* [What is needed]: Check every line below for the word "this" and copy each one that has it.

* [Information shown]:

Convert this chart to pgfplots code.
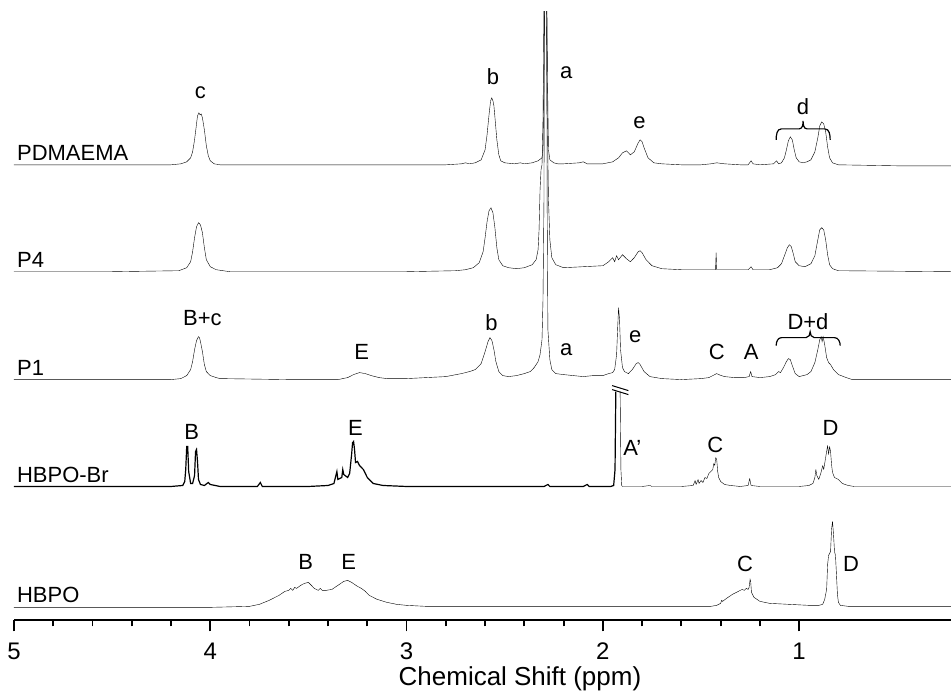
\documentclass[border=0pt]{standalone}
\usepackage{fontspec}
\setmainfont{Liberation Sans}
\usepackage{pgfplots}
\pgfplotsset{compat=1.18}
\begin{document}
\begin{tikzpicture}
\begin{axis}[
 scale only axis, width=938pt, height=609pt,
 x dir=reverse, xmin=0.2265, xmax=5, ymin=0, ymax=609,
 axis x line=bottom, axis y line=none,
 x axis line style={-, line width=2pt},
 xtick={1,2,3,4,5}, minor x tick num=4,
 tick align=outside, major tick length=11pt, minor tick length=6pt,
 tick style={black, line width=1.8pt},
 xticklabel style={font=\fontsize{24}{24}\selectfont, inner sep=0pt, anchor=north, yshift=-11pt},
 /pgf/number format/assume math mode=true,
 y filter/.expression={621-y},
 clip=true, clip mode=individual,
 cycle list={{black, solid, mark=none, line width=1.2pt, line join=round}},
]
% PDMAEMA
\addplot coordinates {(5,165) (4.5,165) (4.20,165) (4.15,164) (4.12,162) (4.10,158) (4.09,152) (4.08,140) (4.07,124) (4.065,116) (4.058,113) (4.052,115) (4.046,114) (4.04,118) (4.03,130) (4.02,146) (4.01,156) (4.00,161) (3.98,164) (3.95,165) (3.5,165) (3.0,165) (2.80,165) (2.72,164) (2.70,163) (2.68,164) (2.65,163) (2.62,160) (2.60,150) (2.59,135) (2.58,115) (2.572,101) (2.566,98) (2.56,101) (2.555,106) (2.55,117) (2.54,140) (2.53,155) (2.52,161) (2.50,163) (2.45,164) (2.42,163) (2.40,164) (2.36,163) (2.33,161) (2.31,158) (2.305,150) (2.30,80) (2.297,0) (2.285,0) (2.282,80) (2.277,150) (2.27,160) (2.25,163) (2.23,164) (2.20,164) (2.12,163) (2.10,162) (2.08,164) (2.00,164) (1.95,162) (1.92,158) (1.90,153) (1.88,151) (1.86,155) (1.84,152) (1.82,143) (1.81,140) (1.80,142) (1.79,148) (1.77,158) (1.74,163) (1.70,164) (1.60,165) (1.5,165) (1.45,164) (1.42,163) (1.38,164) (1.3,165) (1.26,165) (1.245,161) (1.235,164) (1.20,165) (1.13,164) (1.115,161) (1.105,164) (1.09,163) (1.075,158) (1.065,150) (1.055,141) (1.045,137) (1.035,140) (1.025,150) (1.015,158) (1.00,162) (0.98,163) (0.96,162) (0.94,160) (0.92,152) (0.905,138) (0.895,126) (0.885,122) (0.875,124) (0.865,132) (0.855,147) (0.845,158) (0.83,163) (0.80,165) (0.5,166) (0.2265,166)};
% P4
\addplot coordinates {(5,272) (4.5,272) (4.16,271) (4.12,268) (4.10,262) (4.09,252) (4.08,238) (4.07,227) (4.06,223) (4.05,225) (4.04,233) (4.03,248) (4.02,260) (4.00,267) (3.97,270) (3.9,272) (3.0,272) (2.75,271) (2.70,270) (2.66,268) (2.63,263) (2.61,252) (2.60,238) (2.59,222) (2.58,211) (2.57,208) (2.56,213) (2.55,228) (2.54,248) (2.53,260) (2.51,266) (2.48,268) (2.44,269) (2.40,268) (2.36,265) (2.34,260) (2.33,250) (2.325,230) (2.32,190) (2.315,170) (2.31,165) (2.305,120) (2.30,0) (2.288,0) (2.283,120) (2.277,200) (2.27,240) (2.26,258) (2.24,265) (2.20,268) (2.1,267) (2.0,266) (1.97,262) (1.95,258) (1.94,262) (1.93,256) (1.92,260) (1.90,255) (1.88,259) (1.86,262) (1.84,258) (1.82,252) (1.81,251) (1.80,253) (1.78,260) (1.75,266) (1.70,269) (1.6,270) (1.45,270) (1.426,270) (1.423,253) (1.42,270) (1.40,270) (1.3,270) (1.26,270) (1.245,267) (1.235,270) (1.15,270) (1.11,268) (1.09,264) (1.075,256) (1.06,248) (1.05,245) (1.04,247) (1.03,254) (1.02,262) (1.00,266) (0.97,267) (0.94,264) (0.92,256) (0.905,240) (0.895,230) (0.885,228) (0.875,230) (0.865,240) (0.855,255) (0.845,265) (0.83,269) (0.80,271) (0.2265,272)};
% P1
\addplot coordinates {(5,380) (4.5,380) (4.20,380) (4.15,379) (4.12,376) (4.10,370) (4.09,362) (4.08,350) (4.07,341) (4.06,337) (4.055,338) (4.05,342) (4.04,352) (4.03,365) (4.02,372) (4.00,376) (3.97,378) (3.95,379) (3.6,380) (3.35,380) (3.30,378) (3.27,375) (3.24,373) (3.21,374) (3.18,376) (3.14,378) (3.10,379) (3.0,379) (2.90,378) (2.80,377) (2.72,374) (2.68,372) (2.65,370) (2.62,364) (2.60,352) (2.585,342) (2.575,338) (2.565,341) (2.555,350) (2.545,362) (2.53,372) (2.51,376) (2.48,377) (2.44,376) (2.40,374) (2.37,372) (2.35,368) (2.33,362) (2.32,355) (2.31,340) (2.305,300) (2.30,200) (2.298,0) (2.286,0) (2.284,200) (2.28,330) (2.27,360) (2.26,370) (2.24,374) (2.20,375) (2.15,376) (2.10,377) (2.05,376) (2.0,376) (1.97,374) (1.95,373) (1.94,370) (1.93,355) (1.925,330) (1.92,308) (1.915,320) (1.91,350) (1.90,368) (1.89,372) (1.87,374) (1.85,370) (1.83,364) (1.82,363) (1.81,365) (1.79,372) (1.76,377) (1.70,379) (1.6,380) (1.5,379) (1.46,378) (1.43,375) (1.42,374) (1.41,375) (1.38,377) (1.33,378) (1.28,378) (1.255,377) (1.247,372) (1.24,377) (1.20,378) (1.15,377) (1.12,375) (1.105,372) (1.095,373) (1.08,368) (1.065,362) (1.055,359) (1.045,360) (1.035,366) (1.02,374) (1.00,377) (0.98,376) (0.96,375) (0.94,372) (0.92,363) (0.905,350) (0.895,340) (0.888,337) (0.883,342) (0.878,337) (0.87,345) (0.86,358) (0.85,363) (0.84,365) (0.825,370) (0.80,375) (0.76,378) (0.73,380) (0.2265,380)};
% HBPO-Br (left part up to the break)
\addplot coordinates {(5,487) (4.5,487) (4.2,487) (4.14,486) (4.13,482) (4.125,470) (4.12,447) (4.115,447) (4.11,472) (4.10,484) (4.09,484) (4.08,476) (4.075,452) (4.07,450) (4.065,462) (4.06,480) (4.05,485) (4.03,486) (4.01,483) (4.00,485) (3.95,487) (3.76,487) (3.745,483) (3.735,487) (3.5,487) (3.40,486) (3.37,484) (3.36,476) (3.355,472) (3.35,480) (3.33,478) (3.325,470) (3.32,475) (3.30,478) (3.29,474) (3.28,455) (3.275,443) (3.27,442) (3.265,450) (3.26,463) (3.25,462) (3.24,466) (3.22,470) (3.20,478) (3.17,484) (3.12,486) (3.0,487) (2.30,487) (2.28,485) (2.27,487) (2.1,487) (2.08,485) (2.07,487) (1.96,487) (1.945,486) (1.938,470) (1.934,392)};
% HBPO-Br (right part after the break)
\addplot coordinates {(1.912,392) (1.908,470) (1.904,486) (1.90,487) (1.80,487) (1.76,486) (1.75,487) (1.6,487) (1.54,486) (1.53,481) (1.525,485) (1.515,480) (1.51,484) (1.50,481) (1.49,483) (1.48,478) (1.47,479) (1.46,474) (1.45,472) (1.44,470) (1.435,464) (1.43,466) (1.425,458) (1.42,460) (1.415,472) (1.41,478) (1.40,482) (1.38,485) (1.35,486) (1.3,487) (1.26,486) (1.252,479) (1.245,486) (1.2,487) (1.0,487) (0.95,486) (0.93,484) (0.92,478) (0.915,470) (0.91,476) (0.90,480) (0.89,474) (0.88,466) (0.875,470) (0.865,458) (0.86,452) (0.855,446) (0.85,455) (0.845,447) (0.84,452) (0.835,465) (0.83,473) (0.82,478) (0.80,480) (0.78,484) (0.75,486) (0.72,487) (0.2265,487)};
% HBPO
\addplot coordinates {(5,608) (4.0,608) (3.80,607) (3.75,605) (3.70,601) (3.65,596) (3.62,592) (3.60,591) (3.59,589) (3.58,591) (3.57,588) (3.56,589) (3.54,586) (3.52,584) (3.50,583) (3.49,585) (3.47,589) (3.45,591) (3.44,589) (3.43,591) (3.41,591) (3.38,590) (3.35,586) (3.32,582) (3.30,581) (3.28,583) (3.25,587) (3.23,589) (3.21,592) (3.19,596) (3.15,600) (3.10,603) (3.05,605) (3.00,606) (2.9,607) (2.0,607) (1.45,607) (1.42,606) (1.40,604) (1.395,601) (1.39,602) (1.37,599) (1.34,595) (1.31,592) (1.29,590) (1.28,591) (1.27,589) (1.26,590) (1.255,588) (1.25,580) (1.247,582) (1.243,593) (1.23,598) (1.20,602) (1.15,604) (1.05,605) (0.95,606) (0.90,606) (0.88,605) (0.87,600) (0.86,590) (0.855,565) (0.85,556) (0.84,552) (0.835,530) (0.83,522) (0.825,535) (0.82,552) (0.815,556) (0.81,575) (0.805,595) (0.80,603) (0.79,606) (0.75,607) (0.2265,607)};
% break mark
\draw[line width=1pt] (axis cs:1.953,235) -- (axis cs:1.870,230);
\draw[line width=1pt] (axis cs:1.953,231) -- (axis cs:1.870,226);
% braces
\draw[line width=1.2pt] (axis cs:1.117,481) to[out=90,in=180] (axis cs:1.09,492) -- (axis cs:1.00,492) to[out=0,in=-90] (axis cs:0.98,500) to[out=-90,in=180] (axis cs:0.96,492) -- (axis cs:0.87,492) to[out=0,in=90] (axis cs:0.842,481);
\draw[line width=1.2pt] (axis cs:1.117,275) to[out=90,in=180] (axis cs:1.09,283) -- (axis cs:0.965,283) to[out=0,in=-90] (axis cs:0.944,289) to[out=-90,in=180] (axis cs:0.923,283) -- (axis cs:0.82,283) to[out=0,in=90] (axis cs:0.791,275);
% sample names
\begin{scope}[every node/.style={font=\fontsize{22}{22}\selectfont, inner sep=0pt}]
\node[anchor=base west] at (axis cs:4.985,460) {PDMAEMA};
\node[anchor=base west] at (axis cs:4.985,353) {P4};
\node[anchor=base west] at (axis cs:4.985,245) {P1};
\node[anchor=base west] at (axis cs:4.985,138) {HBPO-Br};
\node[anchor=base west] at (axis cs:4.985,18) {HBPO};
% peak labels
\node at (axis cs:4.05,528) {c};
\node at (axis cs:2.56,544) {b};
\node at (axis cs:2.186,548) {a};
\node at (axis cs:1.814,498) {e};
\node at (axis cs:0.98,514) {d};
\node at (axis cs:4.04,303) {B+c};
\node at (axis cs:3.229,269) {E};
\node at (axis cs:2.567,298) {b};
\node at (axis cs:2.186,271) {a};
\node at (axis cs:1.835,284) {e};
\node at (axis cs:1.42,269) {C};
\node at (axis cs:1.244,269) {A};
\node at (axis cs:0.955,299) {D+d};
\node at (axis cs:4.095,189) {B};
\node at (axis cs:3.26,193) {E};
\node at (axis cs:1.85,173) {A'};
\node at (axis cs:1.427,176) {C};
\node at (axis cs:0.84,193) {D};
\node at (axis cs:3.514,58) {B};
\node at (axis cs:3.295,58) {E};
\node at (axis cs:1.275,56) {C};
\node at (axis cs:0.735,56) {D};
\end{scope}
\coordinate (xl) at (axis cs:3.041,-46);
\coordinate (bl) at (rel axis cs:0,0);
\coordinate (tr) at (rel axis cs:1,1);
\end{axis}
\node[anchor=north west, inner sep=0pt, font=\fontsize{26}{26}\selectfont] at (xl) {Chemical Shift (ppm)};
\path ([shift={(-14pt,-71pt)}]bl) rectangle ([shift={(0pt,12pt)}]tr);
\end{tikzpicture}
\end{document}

--

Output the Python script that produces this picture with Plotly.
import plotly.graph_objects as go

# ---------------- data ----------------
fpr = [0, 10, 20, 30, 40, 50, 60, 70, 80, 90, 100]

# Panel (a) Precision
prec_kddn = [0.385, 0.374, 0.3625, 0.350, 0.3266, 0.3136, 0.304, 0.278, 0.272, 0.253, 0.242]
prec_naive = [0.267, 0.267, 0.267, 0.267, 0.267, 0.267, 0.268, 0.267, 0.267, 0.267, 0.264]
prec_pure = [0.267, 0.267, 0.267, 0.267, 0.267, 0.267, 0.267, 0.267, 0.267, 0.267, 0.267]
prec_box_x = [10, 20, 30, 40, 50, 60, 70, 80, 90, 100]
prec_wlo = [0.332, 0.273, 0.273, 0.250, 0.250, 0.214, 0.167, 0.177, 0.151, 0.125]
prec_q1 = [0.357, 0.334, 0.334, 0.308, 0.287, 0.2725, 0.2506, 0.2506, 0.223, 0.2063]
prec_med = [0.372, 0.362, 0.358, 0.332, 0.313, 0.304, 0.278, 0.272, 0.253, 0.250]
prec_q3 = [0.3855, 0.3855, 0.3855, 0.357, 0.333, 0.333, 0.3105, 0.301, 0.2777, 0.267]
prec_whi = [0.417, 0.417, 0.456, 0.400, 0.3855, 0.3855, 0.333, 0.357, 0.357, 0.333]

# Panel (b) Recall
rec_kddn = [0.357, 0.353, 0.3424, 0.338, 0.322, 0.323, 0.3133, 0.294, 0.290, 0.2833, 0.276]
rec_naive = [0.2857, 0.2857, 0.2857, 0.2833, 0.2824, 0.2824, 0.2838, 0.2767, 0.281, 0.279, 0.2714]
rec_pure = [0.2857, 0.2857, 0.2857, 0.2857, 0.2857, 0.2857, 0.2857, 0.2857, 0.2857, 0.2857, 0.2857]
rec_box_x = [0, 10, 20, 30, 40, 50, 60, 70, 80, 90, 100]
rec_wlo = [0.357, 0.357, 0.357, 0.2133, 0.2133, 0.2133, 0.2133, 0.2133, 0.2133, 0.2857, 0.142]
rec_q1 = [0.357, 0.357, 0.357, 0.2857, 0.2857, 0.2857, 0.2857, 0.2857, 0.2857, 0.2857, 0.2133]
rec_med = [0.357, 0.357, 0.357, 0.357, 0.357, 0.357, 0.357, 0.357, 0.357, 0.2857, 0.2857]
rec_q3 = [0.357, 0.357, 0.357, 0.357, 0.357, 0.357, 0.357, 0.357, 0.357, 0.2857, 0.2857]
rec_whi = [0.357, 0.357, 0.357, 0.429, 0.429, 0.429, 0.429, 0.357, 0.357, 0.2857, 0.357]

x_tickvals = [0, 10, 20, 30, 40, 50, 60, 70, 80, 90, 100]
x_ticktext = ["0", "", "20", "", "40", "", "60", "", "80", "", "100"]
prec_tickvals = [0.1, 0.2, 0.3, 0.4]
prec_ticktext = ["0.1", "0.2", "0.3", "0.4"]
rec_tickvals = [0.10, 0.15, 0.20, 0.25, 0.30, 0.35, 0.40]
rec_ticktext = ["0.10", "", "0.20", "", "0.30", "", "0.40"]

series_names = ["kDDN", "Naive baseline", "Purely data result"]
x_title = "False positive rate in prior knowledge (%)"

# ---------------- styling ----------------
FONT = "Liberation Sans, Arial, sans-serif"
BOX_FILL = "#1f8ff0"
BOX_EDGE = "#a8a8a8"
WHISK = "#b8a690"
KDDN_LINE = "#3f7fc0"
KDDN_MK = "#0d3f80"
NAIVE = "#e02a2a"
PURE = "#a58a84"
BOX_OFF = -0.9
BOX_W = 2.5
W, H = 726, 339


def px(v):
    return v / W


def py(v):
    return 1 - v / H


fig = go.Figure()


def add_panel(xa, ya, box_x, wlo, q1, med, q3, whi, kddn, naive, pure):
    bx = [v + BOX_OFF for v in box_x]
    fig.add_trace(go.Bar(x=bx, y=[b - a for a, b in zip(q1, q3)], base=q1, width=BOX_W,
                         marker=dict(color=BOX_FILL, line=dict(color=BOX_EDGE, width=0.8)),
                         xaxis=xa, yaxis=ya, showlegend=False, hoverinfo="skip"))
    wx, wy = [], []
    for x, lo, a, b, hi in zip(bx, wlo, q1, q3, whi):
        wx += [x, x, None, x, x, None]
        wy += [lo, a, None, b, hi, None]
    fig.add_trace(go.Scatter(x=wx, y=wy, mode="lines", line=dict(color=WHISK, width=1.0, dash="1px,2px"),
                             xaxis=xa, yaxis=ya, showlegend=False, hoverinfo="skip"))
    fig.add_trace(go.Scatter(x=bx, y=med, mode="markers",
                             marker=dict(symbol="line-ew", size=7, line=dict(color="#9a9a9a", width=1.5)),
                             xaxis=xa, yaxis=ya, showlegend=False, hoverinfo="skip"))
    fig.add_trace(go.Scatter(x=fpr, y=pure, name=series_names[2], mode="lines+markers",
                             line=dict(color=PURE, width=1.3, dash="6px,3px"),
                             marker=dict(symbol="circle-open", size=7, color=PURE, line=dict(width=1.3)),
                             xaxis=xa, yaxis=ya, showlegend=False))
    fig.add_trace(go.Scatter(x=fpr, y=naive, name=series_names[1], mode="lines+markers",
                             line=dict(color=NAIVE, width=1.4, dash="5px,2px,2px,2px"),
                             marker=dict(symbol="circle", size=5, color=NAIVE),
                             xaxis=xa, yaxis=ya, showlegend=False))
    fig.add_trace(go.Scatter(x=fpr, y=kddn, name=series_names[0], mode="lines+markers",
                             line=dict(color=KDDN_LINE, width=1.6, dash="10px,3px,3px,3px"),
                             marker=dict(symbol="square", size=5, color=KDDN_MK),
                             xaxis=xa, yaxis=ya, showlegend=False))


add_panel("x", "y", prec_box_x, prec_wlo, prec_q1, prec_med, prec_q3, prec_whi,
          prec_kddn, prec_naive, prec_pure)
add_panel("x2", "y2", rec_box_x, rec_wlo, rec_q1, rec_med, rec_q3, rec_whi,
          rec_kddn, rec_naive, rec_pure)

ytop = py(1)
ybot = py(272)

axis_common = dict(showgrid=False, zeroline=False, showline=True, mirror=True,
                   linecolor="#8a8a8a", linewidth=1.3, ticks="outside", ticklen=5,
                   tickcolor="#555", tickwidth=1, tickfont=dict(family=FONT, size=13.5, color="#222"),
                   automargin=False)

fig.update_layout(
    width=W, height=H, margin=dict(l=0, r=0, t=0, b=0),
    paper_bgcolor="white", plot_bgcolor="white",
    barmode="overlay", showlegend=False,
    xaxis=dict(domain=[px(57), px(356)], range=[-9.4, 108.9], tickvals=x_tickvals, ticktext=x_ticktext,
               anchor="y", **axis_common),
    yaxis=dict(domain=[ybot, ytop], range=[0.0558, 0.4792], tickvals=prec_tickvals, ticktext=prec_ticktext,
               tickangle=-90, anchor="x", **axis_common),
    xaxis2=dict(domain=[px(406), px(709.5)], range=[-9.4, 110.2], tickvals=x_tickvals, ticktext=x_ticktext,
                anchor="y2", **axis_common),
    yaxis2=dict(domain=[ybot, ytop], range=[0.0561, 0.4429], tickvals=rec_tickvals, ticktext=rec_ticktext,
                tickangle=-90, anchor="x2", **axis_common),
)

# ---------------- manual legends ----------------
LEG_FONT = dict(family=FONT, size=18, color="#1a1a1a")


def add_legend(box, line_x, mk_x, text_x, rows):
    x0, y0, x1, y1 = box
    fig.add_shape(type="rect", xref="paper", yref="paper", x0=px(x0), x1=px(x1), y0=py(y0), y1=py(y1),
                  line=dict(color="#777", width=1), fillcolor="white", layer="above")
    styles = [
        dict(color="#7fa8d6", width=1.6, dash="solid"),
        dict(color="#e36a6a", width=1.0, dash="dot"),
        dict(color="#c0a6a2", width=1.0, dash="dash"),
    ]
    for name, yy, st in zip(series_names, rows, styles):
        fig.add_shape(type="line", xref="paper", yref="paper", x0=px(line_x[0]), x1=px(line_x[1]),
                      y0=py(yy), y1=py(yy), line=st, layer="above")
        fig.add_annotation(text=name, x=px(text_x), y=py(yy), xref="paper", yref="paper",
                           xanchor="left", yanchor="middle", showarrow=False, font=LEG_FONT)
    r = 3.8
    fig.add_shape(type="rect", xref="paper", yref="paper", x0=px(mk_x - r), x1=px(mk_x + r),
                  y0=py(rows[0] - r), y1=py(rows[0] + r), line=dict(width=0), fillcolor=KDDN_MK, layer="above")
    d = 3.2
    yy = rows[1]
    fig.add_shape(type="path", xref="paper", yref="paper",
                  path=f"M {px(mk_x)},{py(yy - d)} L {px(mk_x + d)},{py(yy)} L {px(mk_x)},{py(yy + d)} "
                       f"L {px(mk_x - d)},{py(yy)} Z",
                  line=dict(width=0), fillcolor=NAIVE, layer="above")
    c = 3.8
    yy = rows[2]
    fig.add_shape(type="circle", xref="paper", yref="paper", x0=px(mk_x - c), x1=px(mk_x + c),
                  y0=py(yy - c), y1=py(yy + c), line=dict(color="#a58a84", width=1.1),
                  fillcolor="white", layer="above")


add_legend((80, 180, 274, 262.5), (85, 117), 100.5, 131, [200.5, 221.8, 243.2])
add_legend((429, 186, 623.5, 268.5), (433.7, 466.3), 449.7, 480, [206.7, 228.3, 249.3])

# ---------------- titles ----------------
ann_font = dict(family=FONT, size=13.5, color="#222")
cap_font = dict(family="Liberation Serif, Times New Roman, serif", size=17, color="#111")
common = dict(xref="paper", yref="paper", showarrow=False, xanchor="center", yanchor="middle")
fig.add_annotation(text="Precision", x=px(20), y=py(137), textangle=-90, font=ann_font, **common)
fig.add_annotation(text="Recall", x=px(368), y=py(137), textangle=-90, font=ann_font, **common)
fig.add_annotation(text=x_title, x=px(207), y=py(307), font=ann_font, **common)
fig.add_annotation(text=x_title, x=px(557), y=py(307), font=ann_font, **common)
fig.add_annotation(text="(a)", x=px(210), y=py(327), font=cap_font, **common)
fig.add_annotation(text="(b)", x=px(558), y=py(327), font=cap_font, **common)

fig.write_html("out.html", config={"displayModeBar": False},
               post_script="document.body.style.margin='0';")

* [Full output]:
Convert this chart to pgfplots code.
Output the Python script that produces this picture with Plotly.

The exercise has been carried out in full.